Dobrivoje Božić

Dobrivoje Božić (Cyrillic: Добривоје Божић, 23 December 1885 – 13 November 1967) was a Serbian mechanical engineer, inventor and constructor of the first air brakes for trains.

Dobrivoje Božić
Born(1885-12-23)23 December 1885
Died13 November 1967(1967-11-13) (aged 81)
Belgrade
OccupationMechanical engineer & inventor
Signature

Early life

Dobrivoje Božić was born in Raška in the Kingdom of Serbia. He studied in Germany at the Technical University of Karlsruhe and Dresden. While at Karlsruhe, he was a student of Rudolf Diesel, the inventor of diesel engines. After graduation in 1911, Božić returned to Serbia.

Career

Detail of brake distributor Božič with lever for changing the braking force according to load.

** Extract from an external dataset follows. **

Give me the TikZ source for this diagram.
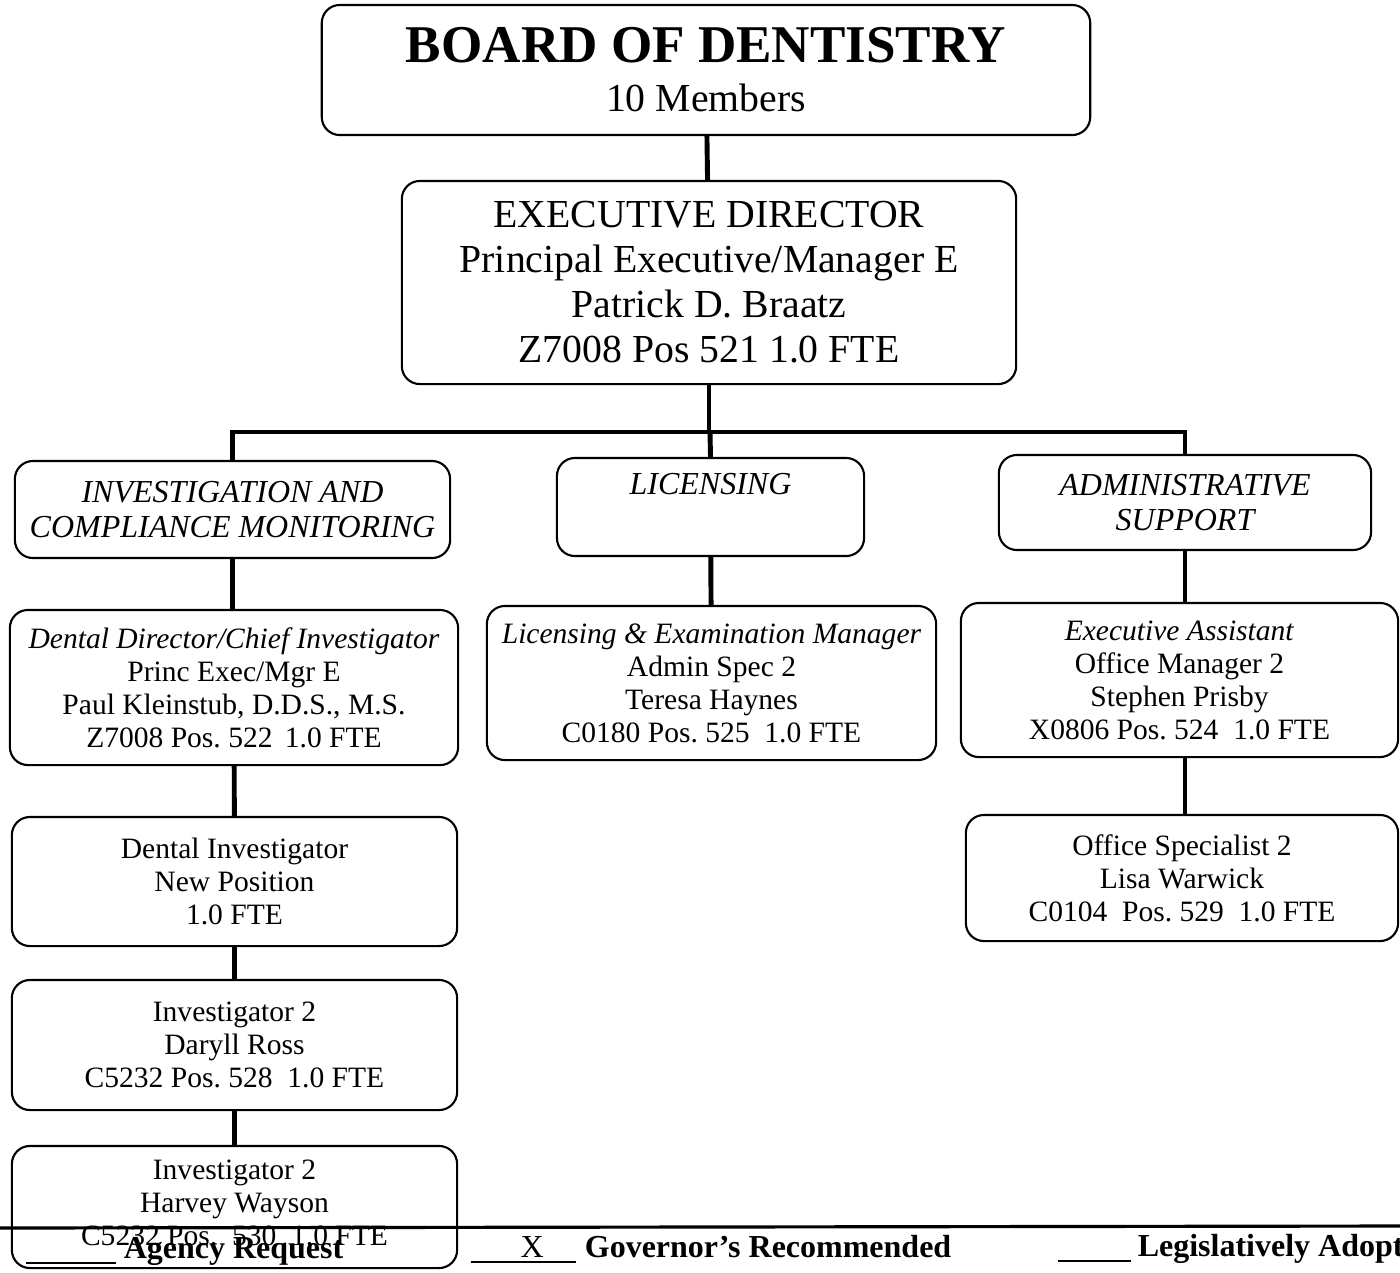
\documentclass[tikz,border=0pt]{standalone}
\usepackage{fontspec}
\setmainfont{Liberation Serif}
\usepackage{tikz}

\begin{document}
\begin{tikzpicture}[x=0.01cm, y=-0.01cm,
    unit/.style={draw, rounded corners=0.18cm, line width=0.6pt, align=center, inner sep=0pt},
    staff/.style={unit, font=\fontsize{8.4}{9.4}\selectfont},
    section/.style={unit, font=\fontsize{9.1}{10.2}\selectfont\itshape},
    top/.style={unit, font=\fontsize{11.3}{12.8}\selectfont},
    link/.style={line width=1.4pt},
    foot/.style={anchor=base west, inner sep=0pt, font=\fontsize{9.1}{10}\selectfont\bfseries}]
  \useasboundingbox (0,0) rectangle (1400,1272);
  \clip (0,0) rectangle (1400,1272);
    \node [top, minimum width=7.68cm, minimum height=1.30cm] (board) at (706, 70)
      {{\fontsize{15.1}{17}\selectfont\bfseries BOARD OF DENTISTRY}\\[0.04cm] 10 Members};
    \node [top, minimum width=6.14cm, minimum height=2.03cm] (exec) at (709, 282.5)
      {EXECUTIVE DIRECTOR\\ Principal Executive/Manager E\\ Patrick D. Braatz\\ Z7008 Pos 521 1.0 FTE};
    \node [section, minimum width=4.35cm, minimum height=0.97cm] (invest) at (232.5, 509.5)
      {INVESTIGATION AND\\ COMPLIANCE MONITORING};
    \node [section, minimum width=3.07cm, minimum height=0.98cm] (licens) at (710.5, 507)
      {LICENSING\\ \strut};
    \node [section, minimum width=3.72cm, minimum height=0.95cm] (admin) at (1185, 502.5)
      {ADMINISTRATIVE\\ SUPPORT};
    \node [staff, minimum width=4.48cm, minimum height=1.55cm] (dentdir) at (234, 687.5)
      {\textit{Dental Director/Chief Investigator}\\ Princ Exec/Mgr E\\ Paul Kleinstub, D.D.S., M.S.\\ Z7008 Pos.\ 522 \,1.0 FTE};
    \node [staff, minimum width=4.49cm, minimum height=1.54cm] (licmgr) at (711.5, 683)
      {\textit{Licensing \& Examination Manager}\\ Admin Spec 2\\ Teresa Haynes\\ C0180 Pos.\ 525 \ 1.0 FTE};
    \node [staff, minimum width=4.37cm, minimum height=1.54cm] (execasst) at (1179.5, 680)
      {\textit{Executive Assistant}\\ Office Manager 2\\ Stephen Prisby\\ X0806 Pos.\ 524 \ 1.0 FTE};
    \node [staff, minimum width=4.45cm, minimum height=1.29cm] (dentinv) at (234.5, 881.5)
      {Dental Investigator\\ New Position\\ 1.0 FTE};
    \node [staff, minimum width=4.32cm, minimum height=1.26cm] (offspec) at (1182, 878)
      {Office Specialist 2\\ Lisa Warwick\\ C0104 \ Pos.\ 529 \ 1.0 FTE};
    \node [staff, minimum width=4.45cm, minimum height=1.30cm] (ross) at (234.5, 1045)
      {Investigator 2\\ Daryll Ross\\ C5232 Pos.\ 528 \ 1.0 FTE};
    \node [staff, minimum width=4.45cm, minimum height=1.22cm] (wayson) at (234.5, 1207)
      {Investigator 2\\ Harvey Wayson\\ C5232 Pos.\ \ 530 \ 1.0 FTE\\[-7pt]\mbox{}};
    \coordinate (bus) at (710, 432);
    \draw [link] (board) -- (exec);
    \draw [link] (exec.south) -- (exec.south |- bus);
    \draw [link] (invest.north) |- (bus) -| (admin.north);
    \draw [link] (bus) -- (licens.north);
    \draw [link] (invest.south) -- (invest.south |- dentdir.north);
    \draw [link] (dentdir) -- (dentinv);
    \draw [link] (dentinv) -- (ross);
    \draw [link] (ross) -- (wayson);
    \draw [link] (licens) -- (licmgr);
    \draw [link] (admin.south) -- (admin.south |- execasst.north);
    \draw [link] (admin.south |- execasst.south) -- (admin.south |- offspec.north);
    \coordinate (footL) at (0, 1228);
    \coordinate (footR) at (1400, 1226);
    \draw [line width=0.9pt] (footL) -- (footR);
    \node [foot] (agency) at (25, 1258)
      {\underline{\hspace{0.9cm}}\hspace{0.08cm}Agency Request};
    \node [foot] (governor) at (470, 1257)
      {\underline{\hspace{0.5cm}\mdseries X\hspace{0.32cm}}\hspace{0.09cm}Governor's Recommended};
    \node [foot] (legis) at (1057, 1256)
      {\underline{\hspace{0.73cm}}\hspace{0.07cm}Legislatively Adopted};
  \end{tikzpicture}
\end{document}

His engineering work began immediately upon his return to the railway workshop in Niš. He simultaneously started his research in the field of railway braking. Božić learned that the brake system that rail vehicles used was one of the most problematic parts of vehicle development, due to trains' increasing speed and mass. In 1869, George Westinghouse designed a brake on compressed air with direct action and improved it in 1872, producing a single-chamber, automatic brake with indirect effects. Božić's research was interrupted during the First World War. After the war, he worked in Kraljevo, Belgrade and Zagreb. He applied to the International Union of Railways for a patent for the Božić brake through the Yugoslav railway in 1925. His patent was approved in 1928.

Božić's invention resolved then unsolvable problems, such as solutions distributor (main braking device). Three working pressures increased air velocity stab in the main air pipe (along the train) from 80 to 150 metres per second (260 to 490 ft/s) He invented solutions to the problem of gradual release brake, non-exhaustion during braking, an overfull working chamber, load-adaptive braking. He first proposed braking of passenger trains as a function of speed (brakes with two working pressure). He also constructed an efficient brake controller for locomotives.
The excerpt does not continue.